Juana de Arco no solo fue una figura militar y religiosa. Fue, sobre todo, una mujer atravesada por el fuego: el de la fe, el de la guerra, el de la hoguera. Su vida, breve pero intensa, es también una historia de redención, en la que el cuerpo ardiente se convierte en símbolo de esperanza, resistencia y dignidad. A la vez, su martirio nos obliga a mirar, desde el presente, cómo actuamos frente al fuego real: las quemaduras que ocurren cada día en nuestros hogares.
Nacida en 1412 en Domrémy, Francia, Juana fue una campesina sin estudios, pero dotada de una fe tan poderosa que, desde los trece años, decía escuchar las voces de santos que le encomendaban una misión divina: liberar a Francia del dominio inglés. Lo inaudito no fue solo que afirmara eso, sino que lo lograra.
A los diecisiete, convenció al delfín Carlos de permitirle comandar un ejército. Su presencia era magnética. Su armadura blanca y su caballo negro se convirtieron en imagen de pureza en medio del caos. Su liderazgo no se basaba en la violencia, sino en la espiritualidad: prohibía la blasfemia, exigía respeto y rezaba antes de cada batalla.
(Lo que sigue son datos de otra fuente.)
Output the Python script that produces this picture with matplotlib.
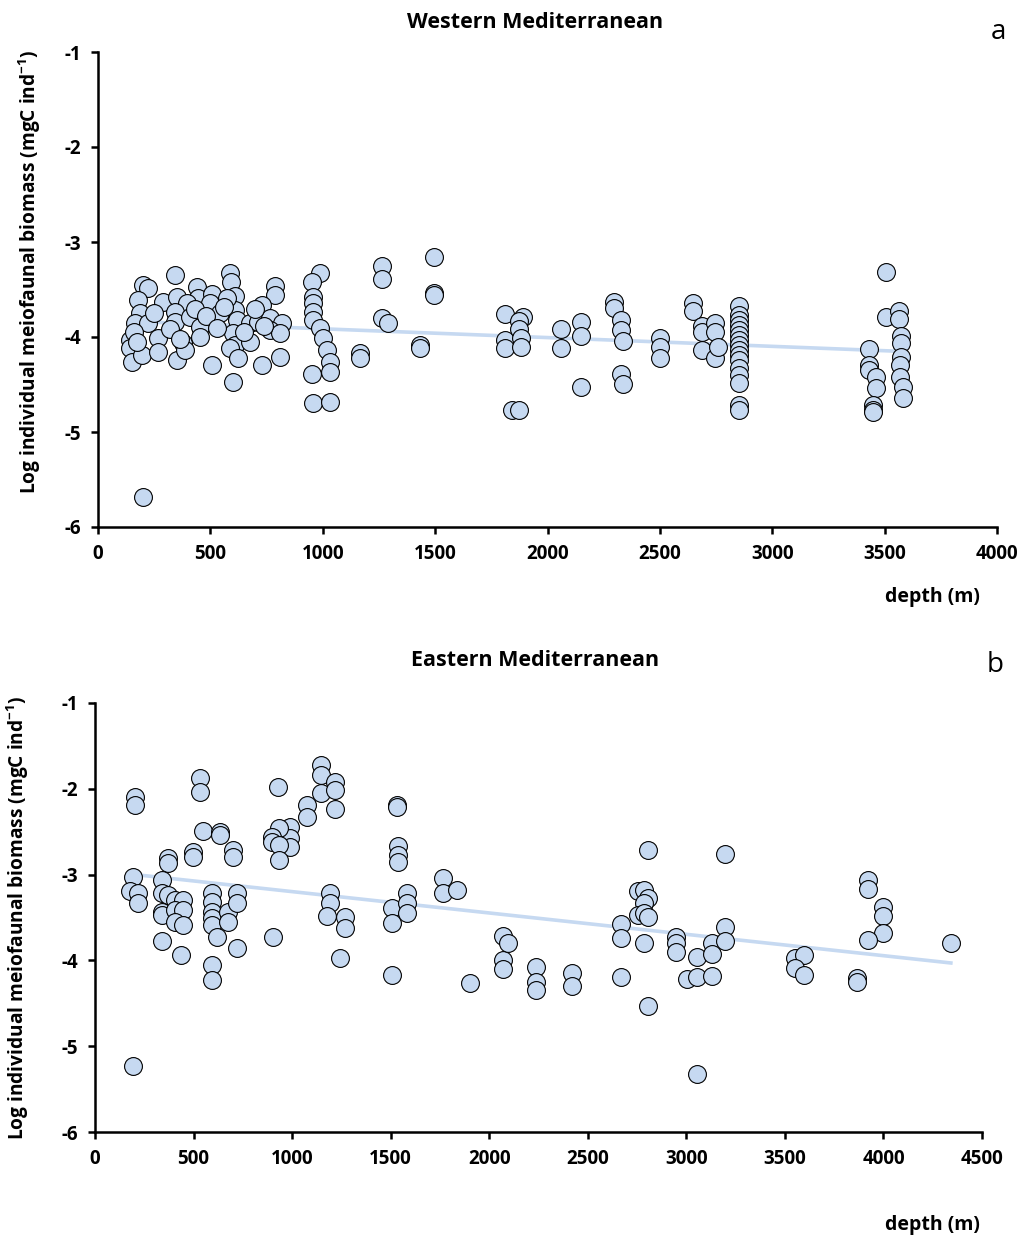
import matplotlib
matplotlib.use("Agg")
import matplotlib.pyplot as plt
import numpy as np

plt.rcParams['font.family'] = ['Open Sans', 'DejaVu Sans']
plt.rcParams['font.weight'] = 'bold'
plt.rcParams['axes.unicode_minus'] = False
plt.rcParams['mathtext.fontset'] = 'custom'
plt.rcParams['mathtext.bf'] = 'Open Sans:bold'
plt.rcParams['mathtext.rm'] = 'Open Sans:bold'
plt.rcParams['mathtext.default'] = 'bf'

# Western Mediterranean (panel a)
west_depth = [200, 223, 343, 588, 592, 989, 953, 1265, 1265, 1497, 1497, 1497,
              178, 290, 352, 441, 445, 508, 499, 610, 610, 788, 788, 730, 575, 396,
              343, 187, 165, 223, 343, 410, 454, 543, 619, 677, 713, 766, 820, 766, 811,
              958, 958, 958, 958, 989, 1002, 1020, 1033, 1033, 953, 958, 1033,
              1265, 1292, 1434, 1434, 1167, 1167,
              143, 143, 151, 196, 267, 267, 352, 379, 387, 454, 508, 601, 610, 588, 624,
              677, 730, 811, 601, 200,
              1813, 1813, 1813, 1889, 1875, 1875, 1880, 1880, 1840, 1875,
              2062, 2062, 2147, 2147, 2147, 2298, 2298, 2325, 2325, 2338, 2325, 2338,
              2499, 2499, 2499, 2646, 2646, 2686, 2686, 2686, 2744, 2744, 2744, 2757,
              2850, 2850, 2850, 2850, 2850, 2850, 2850, 2850, 2850, 2850, 2850, 2850,
              2850, 2850, 2850, 2850,
              3430, 3430, 3430, 3461, 3461, 3447, 3447, 3447, 3505, 3505,
              3563, 3563, 3572, 3572, 3572, 3568, 3568, 3581, 3581,
              160, 175, 250, 320, 365, 430, 480, 530, 560, 650, 700, 740]
west_logb = [-3.45, -3.48, -3.35, -3.33, -3.42, -3.33, -3.42, -3.25, -3.39, -3.16, -3.54, -3.56,
             -3.61, -3.63, -3.58, -3.47, -3.59, -3.55, -3.64, -3.57, -3.72, -3.46, -3.56, -3.66, -3.59, -3.64,
             -3.74, -3.75, -3.85, -3.85, -3.84, -3.79, -3.89, -3.75, -3.82, -3.85, -3.84, -3.80, -3.85, -3.93, -3.96,
             -3.58, -3.64, -3.74, -3.82, -3.91, -4.01, -4.14, -4.26, -4.37, -4.39, -4.69, -4.68,
             -3.80, -3.85, -4.08, -4.12, -4.17, -4.22,
             -4.03, -4.12, -4.26, -4.19, -4.01, -4.16, -4.24, -4.06, -4.14, -4.00, -4.29, -3.96, -4.08, -4.12, -4.22,
             -4.05, -4.29, -4.21, -4.47, -5.68,
             -3.76, -4.03, -4.12, -3.79, -3.83, -3.92, -4.01, -4.11, -4.77, -4.77,
             -3.92, -4.12, -3.84, -3.99, -4.53, -3.63, -3.69, -3.82, -3.93, -4.04, -4.39, -4.49,
             -4.01, -4.11, -4.22, -3.64, -3.73, -3.88, -3.95, -4.14, -3.85, -3.95, -4.22, -4.11,
             -3.67, -3.77, -3.82, -3.87, -3.93, -3.98, -4.03, -4.08, -4.14, -4.19, -4.24, -4.33,
             -4.40, -4.48, -4.72, -4.77,
             -4.13, -4.29, -4.35, -4.42, -4.54, -4.72, -4.77, -4.79, -3.32, -3.79,
             -3.73, -3.81, -3.99, -4.06, -4.21, -4.29, -4.42, -4.53, -4.64,
             -3.95, -4.05, -3.75, -3.92, -4.02, -3.70, -3.78, -3.90, -3.68, -3.95, -3.70, -3.88]
west_trend_x = [200, 3560]
west_trend_y = [-3.84, -4.15]

# Eastern Mediterranean (panel b)
east_depth = [203, 203, 533, 533, 928, 1147, 1147, 1147, 1218, 1218, 1218, 1075, 1075,
              989, 989, 989, 933, 898, 898, 933, 933, 548, 634, 634, 497, 497, 370, 370,
              700, 700, 1532, 1532, 1537, 1537, 1537,
              193, 178, 218, 218, 340, 340, 370, 406, 446, 340, 340, 406, 446, 406, 446,
              340, 436, 594, 594, 594, 594, 594, 619, 675, 675, 720, 720, 720, 594, 594,
              903, 1192, 1192, 1177, 1268, 1268, 1243, 1507, 1507, 1583, 1583, 1583, 1507,
              1765, 1765, 1836, 1902, 2070, 2070, 2070,
              2095, 2237, 2237, 2237, 2420, 2420, 2668, 2668, 2668, 2785, 2806, 2806,
              2755, 2785, 2806, 2785, 2755, 2785, 2806, 2947, 2947, 2947, 3054, 3003, 3054,
              3130, 3130, 3130, 3196, 3196, 3196, 3551, 3597, 3551, 3597, 3866, 3866,
              3921, 3921, 3998, 3998, 3998, 3921, 4342, 193, 3054]
east_logb = [-2.10, -2.19, -1.87, -2.04, -1.98, -1.72, -1.84, -2.05, -1.92, -2.01, -2.24, -2.19, -2.33,
             -2.45, -2.57, -2.68, -2.46, -2.56, -2.62, -2.65, -2.83, -2.49, -2.50, -2.54, -2.74, -2.79, -2.81, -2.86,
             -2.71, -2.79, -2.19, -2.21, -2.67, -2.77, -2.85,
             -3.03, -3.19, -3.21, -3.33, -3.06, -3.21, -3.24, -3.30, -3.30, -3.44, -3.47, -3.41, -3.41, -3.55, -3.59,
             -3.77, -3.94, -3.21, -3.32, -3.44, -3.51, -3.59, -3.73, -3.44, -3.55, -3.21, -3.33, -3.86, -4.05, -4.23,
             -3.73, -3.21, -3.33, -3.48, -3.49, -3.62, -3.97, -3.39, -3.56, -3.21, -3.33, -3.45, -4.17,
             -3.04, -3.21, -3.18, -4.26, -3.72, -4.00, -4.10,
             -3.80, -4.08, -4.25, -4.34, -4.15, -4.30, -3.58, -3.74, -4.19, -3.80, -2.71, -4.53,
             -3.19, -3.18, -3.27, -3.33, -3.47, -3.45, -3.49, -3.73, -3.80, -3.90, -3.96, -4.22, -4.19,
             -3.80, -3.93, -4.18, -2.76, -3.61, -3.77, -3.97, -3.94, -4.09, -4.17, -4.21, -4.25,
             -3.06, -3.17, -3.38, -3.48, -3.68, -3.76, -3.80, -5.23, -5.32]
east_trend_x = [203, 4342]
east_trend_y = [-3.00, -4.03]

fill = '#c6d9f1'

fig = plt.figure(figsize=(10.25, 12.43), dpi=100)
ax1 = fig.add_axes([98/1025, 1-527/1243, 899/1025, 475/1243])
ax2 = fig.add_axes([95/1025, 1-1132/1243, 887/1025, 429/1243])

def style(ax, xmax):
    ax.set_xlim(0, xmax)
    ax.set_ylim(-6, -1)
    ax.set_xticks(np.arange(0, xmax + 1, 500))
    ax.set_yticks(np.arange(-6, 0, 1))
    for s in ['top', 'right']:
        ax.spines[s].set_visible(False)
    for s in ['left', 'bottom']:
        ax.spines[s].set_linewidth(1.8)
    ax.tick_params(width=1.8, length=5, direction='out', labelsize=13.5, pad=7)

ax1.plot(west_trend_x, west_trend_y, color=fill, lw=2.6, zorder=1)
ax1.scatter(west_depth, west_logb, s=165, facecolor=fill, edgecolor='black', linewidth=0.8, zorder=2, clip_on=False)
style(ax1, 4000)

ax2.plot(east_trend_x, east_trend_y, color=fill, lw=2.6, zorder=1)
ax2.scatter(east_depth, east_logb, s=165, facecolor=fill, edgecolor='black', linewidth=0.8, zorder=2, clip_on=False)
style(ax2, 4500)

ylab = r"Log individual meiofaunal biomass (mgC ind$^{-1}$)"
fig.text(30/1025, 1-272/1243, ylab, rotation=90, ha='center', va='center', fontsize=13.8)
fig.text(18/1025, 1-918/1243, ylab, rotation=90, ha='center', va='center', fontsize=13.8)

fig.text(535/1025, 1-22/1243, "Western Mediterranean", ha='center', va='center', fontsize=15.5)
fig.text(535/1025, 1-660/1243, "Eastern Mediterranean", ha='center', va='center', fontsize=15.5)
fig.text(998/1025, 1-32/1243, "a", ha='center', va='center', fontsize=20, fontweight='normal')
fig.text(995/1025, 1-665/1243, "b", ha='center', va='center', fontsize=20, fontweight='normal')
fig.text(932/1025, 1-597/1243, "depth (m)", ha='center', va='center', fontsize=14)
fig.text(932/1025, 1-1225/1243, "depth (m)", ha='center', va='center', fontsize=14)

fig.savefig("out.png", dpi=100, facecolor='white')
Su mayor victoria fue la liberación de Orleans en 1429, que marcó un punto de inflexión en la guerra. Juana era temida no por su espada, sino por su fe que inflamaba corazones. Su convicción movía montañas y sus acciones desafiaban jerarquías sociales, religiosas y políticas.
Pero su luz duró poco. Capturada por los borgoñones en 1430, fue entregada a los ingleses. Su juicio fue una mascarada legal con ropaje teológico. Fue condenada por herejía, por afirmar que hablaba con Dios y por vestir ropa masculina. La verdadera razón: era un símbolo demasiado poderoso para dejarlo vivo.
El 30 de mayo de 1431 fue quemada viva en Ruan. Tenía apenas 19 años. Murió rezando, sin odio, con la mirada puesta en una cruz que un monje alzó ante ella. Su cuerpo ardió, pero su fe quedó intacta, encendiendo siglos de memoria.
Su figura es un espejo: nos muestra el poder del fuego como castigo y como metáfora de purificación. Pero también nos recuerda la importancia de actuar frente a las quemaduras reales. Porque mientras unos cuerpos arden por ideales, otros lo hacen por accidentes domésticos. Y ambos duelen.
Una quemadura puede dejar marcas físicas, pero también emocionales. Por eso, el conocimiento y la acción rápida son fundamentales. Así como Juana enfrentó el fuego con dignidad, nosotros debemos enfrentarlo con prevención y responsabilidad. Desde apagar una hornalla a tiempo hasta atender con humanidad a una persona herida, cada gesto cuenta.
Hoy, Juana sigue viva. No solo en la historia de Francia, sino en cada acto de coraje, en cada decisión de cuidar, sanar y proteger. Porque el fuego puede consumir, pero también puede iluminar caminos hacia la redención.